Foi nesse contexto que os oito países da CPLP assinaram o AO 90. Angola
ainda não o ratificou – será brevemente, atendendo a que a
ratificação estava prevista para março de 2013. Dos sete que ratificaram, em
três – Brasil, Cabo Verde e Portugal – já se deu início à
entrada em vigor, embora apenas em Portugal tal tenha sucedido efetivamente.

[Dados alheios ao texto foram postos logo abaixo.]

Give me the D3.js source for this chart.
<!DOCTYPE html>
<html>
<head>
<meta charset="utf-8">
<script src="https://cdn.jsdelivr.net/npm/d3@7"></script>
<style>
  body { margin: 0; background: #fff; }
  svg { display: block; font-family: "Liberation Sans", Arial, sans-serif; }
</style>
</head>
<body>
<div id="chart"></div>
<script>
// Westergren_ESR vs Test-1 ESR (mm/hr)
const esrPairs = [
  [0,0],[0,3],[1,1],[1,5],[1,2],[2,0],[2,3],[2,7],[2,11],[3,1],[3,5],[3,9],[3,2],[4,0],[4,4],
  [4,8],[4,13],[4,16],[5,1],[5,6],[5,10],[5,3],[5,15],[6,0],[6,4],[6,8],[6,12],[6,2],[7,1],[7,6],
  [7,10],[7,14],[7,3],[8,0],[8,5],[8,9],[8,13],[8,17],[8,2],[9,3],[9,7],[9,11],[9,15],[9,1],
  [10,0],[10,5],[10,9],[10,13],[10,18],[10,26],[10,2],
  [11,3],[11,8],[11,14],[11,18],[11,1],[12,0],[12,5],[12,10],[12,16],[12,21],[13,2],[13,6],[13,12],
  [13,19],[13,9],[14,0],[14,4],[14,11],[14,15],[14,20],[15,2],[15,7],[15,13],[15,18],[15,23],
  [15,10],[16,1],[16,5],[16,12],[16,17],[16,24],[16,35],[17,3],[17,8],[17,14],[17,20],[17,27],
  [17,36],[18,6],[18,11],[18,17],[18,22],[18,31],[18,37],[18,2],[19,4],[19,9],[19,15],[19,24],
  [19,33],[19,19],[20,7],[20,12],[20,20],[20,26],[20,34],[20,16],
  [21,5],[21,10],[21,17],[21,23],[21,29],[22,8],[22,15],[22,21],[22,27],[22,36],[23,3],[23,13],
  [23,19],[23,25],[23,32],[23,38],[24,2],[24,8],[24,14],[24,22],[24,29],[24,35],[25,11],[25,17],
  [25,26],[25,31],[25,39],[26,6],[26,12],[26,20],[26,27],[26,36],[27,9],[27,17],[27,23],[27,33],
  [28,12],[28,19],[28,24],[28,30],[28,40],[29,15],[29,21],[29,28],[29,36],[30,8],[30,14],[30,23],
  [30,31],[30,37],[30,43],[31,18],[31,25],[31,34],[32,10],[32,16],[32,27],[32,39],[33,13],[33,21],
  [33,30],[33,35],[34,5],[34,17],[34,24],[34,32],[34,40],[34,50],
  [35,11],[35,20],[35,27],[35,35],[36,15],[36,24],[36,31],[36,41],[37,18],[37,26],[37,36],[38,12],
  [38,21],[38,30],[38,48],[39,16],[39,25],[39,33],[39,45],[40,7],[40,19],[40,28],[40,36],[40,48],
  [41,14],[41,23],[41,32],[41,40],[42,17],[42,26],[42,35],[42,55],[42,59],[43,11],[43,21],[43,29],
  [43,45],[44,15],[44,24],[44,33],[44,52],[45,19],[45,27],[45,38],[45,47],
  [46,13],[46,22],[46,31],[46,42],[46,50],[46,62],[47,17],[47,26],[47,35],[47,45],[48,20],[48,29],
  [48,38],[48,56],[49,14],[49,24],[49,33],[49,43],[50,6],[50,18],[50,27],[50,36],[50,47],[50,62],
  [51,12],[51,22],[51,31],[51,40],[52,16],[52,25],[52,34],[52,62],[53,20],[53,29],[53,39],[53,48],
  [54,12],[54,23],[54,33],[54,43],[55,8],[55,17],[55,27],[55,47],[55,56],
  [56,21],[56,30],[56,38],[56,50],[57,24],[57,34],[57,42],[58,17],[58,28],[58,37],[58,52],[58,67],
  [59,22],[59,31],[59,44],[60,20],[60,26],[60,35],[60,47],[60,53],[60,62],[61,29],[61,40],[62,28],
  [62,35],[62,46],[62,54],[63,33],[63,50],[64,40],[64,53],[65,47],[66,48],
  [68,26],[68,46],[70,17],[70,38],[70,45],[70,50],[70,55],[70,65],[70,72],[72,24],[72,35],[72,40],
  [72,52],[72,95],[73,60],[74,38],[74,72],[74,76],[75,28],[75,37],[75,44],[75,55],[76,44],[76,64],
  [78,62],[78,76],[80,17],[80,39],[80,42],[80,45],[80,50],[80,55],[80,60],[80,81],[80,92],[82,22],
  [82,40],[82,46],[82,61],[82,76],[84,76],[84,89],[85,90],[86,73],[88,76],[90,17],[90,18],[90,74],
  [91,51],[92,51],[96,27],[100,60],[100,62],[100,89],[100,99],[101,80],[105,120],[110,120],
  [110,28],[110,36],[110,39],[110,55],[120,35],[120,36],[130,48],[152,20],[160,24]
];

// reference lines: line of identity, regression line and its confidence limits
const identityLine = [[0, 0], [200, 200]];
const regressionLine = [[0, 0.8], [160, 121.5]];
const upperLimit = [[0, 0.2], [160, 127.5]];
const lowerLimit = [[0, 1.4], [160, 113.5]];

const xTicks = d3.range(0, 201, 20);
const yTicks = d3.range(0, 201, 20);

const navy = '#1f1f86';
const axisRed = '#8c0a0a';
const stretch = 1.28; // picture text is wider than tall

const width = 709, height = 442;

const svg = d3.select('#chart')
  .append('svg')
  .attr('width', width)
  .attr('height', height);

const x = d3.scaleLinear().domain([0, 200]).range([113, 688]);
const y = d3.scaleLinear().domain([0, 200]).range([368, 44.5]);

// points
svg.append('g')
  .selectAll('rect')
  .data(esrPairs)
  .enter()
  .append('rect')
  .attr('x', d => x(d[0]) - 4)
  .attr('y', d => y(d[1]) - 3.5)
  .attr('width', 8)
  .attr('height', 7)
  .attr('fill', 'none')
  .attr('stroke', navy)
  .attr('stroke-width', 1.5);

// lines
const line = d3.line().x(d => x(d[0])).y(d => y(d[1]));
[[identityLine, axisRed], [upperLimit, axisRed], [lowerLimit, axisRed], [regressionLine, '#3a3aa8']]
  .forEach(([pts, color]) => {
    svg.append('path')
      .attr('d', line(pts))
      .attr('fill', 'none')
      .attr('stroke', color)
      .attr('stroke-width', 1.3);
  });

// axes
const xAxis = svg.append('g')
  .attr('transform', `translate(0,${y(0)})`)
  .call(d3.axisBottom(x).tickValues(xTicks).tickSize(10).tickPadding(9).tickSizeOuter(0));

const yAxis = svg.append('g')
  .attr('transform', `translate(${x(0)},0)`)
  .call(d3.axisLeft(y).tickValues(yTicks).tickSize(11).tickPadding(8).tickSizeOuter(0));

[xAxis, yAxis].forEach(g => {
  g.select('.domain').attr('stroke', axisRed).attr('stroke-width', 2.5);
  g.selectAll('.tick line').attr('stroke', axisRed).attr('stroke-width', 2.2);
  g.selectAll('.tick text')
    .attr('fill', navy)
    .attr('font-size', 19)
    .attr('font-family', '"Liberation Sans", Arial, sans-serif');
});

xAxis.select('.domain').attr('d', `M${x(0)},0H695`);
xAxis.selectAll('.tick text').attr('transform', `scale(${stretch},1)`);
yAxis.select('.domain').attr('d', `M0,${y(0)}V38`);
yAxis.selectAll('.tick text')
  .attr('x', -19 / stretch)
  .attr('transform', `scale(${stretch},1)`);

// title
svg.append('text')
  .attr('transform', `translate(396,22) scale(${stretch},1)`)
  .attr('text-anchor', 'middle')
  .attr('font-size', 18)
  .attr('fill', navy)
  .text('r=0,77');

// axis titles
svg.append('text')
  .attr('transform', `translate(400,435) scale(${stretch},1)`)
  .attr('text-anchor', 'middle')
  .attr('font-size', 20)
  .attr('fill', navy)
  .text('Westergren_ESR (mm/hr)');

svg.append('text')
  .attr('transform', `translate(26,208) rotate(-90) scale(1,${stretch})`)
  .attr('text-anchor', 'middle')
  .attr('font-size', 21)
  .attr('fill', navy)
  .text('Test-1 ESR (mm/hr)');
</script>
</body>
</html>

Não parece muito sensato admitir‑se agora reverter tudo o que foi feito, só por
Angola ainda não ter ratificado o acordo e por o Brasil ter decidido alargar
para 2016 o período transitório para a sua entrada em vigor.
Em Portugal
impôs‑se o AO 90 aos alunos – como indicado
anteriormente –, até quando os seus encarregados de educação se opuseram
de maneira tenaz. A mesma imposição ocorreu para as entidades estatais. Os
principais órgãos de comunicação social adotaram as novas regras ortográficas.

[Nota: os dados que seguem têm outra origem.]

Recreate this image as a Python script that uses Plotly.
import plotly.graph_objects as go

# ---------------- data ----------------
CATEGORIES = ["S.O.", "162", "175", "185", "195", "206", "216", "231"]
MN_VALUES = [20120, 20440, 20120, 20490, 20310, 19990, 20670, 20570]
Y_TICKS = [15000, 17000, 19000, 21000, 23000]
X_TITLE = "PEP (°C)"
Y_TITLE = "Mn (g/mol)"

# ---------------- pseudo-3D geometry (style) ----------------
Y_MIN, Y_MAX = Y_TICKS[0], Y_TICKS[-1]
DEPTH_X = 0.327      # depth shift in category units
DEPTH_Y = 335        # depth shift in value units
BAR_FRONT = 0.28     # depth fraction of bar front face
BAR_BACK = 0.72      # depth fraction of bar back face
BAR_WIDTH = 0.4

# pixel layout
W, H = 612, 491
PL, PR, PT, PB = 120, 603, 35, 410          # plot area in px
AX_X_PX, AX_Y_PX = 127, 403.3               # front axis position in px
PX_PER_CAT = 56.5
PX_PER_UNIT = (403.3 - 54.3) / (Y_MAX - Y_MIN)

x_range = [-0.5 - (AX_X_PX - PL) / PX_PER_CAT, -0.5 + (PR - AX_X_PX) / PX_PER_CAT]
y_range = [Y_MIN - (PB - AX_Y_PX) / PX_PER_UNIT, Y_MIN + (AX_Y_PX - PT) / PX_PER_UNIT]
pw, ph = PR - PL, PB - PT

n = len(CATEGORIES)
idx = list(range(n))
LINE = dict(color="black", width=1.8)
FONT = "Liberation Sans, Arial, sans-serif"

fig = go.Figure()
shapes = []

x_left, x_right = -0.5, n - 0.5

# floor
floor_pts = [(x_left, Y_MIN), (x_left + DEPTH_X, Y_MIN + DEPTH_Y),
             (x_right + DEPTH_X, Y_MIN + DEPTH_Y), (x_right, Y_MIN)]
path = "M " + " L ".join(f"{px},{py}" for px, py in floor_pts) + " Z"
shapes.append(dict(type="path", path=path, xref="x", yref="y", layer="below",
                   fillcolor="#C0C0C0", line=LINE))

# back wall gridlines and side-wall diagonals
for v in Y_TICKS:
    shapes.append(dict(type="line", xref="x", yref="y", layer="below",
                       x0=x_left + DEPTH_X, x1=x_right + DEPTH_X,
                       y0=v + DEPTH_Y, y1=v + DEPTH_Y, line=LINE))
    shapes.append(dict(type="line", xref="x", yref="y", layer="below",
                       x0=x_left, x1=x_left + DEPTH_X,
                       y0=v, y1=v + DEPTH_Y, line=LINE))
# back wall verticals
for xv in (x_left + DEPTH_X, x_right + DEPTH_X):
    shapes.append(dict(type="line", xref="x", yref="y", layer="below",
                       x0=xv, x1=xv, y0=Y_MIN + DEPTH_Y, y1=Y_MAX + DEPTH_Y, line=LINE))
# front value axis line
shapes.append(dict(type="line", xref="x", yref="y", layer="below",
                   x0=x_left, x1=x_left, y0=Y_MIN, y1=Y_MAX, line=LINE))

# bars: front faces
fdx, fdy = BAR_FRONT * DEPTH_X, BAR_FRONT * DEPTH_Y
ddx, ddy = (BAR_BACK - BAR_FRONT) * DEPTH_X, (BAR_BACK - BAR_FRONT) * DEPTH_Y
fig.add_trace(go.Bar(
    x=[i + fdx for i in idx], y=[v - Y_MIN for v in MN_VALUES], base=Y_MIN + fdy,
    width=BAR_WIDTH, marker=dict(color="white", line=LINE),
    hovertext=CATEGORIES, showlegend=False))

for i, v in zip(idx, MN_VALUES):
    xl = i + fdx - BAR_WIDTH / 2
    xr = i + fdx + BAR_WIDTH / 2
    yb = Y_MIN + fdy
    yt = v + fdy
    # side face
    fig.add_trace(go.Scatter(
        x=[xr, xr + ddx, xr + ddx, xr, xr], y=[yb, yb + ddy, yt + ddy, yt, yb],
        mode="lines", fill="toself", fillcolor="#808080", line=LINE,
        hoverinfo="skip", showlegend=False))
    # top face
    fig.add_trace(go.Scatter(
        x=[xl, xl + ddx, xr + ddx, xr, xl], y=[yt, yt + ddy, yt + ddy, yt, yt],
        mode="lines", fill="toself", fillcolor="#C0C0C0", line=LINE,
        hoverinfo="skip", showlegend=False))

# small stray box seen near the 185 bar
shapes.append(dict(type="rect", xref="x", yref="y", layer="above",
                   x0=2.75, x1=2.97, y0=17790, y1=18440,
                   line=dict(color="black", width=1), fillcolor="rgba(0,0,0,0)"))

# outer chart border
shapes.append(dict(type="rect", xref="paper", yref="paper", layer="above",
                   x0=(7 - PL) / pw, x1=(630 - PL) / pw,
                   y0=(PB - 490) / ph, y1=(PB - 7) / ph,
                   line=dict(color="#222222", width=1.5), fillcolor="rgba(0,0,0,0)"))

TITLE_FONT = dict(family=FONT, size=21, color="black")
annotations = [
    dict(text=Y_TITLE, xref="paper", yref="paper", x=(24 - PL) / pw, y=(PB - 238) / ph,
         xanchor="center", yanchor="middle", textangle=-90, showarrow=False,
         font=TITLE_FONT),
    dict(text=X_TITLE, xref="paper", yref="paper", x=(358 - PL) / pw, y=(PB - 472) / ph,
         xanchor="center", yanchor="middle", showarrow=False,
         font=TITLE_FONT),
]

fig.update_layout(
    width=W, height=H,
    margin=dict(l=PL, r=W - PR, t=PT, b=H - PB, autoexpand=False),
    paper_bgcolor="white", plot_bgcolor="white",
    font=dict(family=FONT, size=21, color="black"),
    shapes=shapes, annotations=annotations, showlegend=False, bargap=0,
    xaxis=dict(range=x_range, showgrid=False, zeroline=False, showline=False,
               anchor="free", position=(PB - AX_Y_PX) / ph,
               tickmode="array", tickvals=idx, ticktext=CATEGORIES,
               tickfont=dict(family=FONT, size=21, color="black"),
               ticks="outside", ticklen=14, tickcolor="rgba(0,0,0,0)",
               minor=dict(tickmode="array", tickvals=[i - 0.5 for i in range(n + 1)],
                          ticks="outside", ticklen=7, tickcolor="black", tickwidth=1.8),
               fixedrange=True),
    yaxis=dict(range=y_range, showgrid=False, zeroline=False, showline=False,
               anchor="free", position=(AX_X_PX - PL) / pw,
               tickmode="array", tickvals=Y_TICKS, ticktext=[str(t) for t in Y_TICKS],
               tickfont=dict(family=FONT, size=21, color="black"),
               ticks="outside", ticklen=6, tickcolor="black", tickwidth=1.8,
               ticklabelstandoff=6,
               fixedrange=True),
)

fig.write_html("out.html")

Encontramo‑nos a cerca de um ano e meio do final do período de transição para a
sua integral entrada em vigor. A adaptação gradual ao acordo tem sido efetuada
de forma tranquila e eficaz.
Assim, seria
estranho sonhar que, volvidos dois anos após terem obrigado os portugueses – com
destaque para a comunidade educativa – a entrar no comboio
ortográfico, os atirassem pela janela com ele em andamento e em alta
velocidade. Os cidadãos – pelo menos os milhões que, por obrigação ou
por sua iniciativa, já se regem pelo novo acordo – pedem decoro aos
parlamentares. O prestígio da Nação e da língua portuguesa dispensam chacotas e
humilhações e está incomparavelmente acima dos vis interesses partidários. Ao
contrário do que acontece na aritmética, na vida real os erros não são simétricos.

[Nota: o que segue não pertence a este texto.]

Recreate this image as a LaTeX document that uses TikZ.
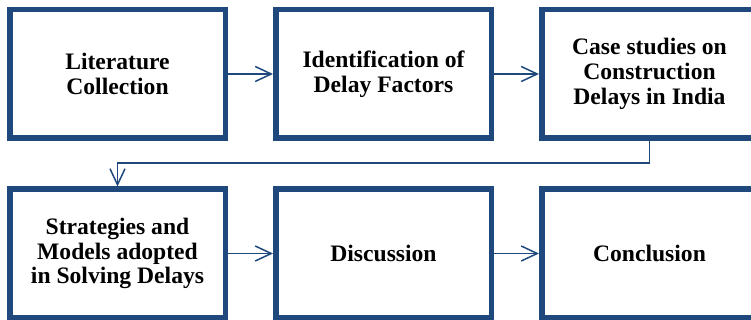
\documentclass[tikz,border=0pt]{standalone}
\usepackage{fontspec}
\setmainfont{Liberation Serif}
\usepackage{tikz}
\usetikzlibrary{arrows.meta, positioning}
\definecolor{boxblue}{RGB}{31,73,125}

\begin{document}
\begin{tikzpicture}[every node/.style={minimum height=64.25pt, minimum width=107.75pt}, node distance=133pt, stage/.style={draw=boxblue, line width=2.75pt, align=center, font=\bfseries\fontsize{11.8}{12.4}\selectfont}, post/.style={-{Straight Barb[length=8pt,width=7.5pt]}, draw=boxblue, line width=0.75pt}]

				\useasboundingbox (0,0) rectangle (375.5pt,-160pt);

				\node [stage] (LC) at (58.75pt,-37pt)
					{Literature\\Collection};

				\node [stage] (IDF) [right of=LC]
					{Identification of\\Delay Factors};

				\node [stage] (CSI) [right of=IDF]
					{Case studies on\\Construction\\Delays in India};

				\node [stage] (SMD) [node distance=89.75pt, below of=LC]
					{Strategies and\\Models adopted\\in Solving Delays};

				\node [stage] (D) [right of=SMD]
					{Discussion};

				\node [stage] (C) [right of=D]
					{Conclusion};

				\draw[post] (LC) edge (IDF);
				\draw[post] (IDF) edge (CSI);
				\draw[post] (CSI.south) -- ++(0,-11pt) -| (SMD.north);
				\draw[post] (SMD) edge (D);
				\draw[post] (D) edge (C);

			\end{tikzpicture}
\end{document}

Nada resolve corrigir erros com erros adicionais. Pelo contrário: agravam‑se.
Seria tentar apagar um fogo com gasolina.
Acabo como
comecei: não me cairiam os parentes na lama com a imposição de qualquer outro
acordo. Não obstante, se a teimosia imperar, e se me for também permitido
entrar nas áreas da ficção e do burlesco, gostaria de manifestar a minha
opinião, de que poderia ser útil fazer mais petições linguísticas. Todas as
(re)petições seriam democráticas. Duas poderiam ser acrescentadas: elevar automaticamente
o mirandês a primeira língua oficial em Portugal; e referendar sobre se a
segunda língua deveria ser o português pré ou o pós‑AO 90.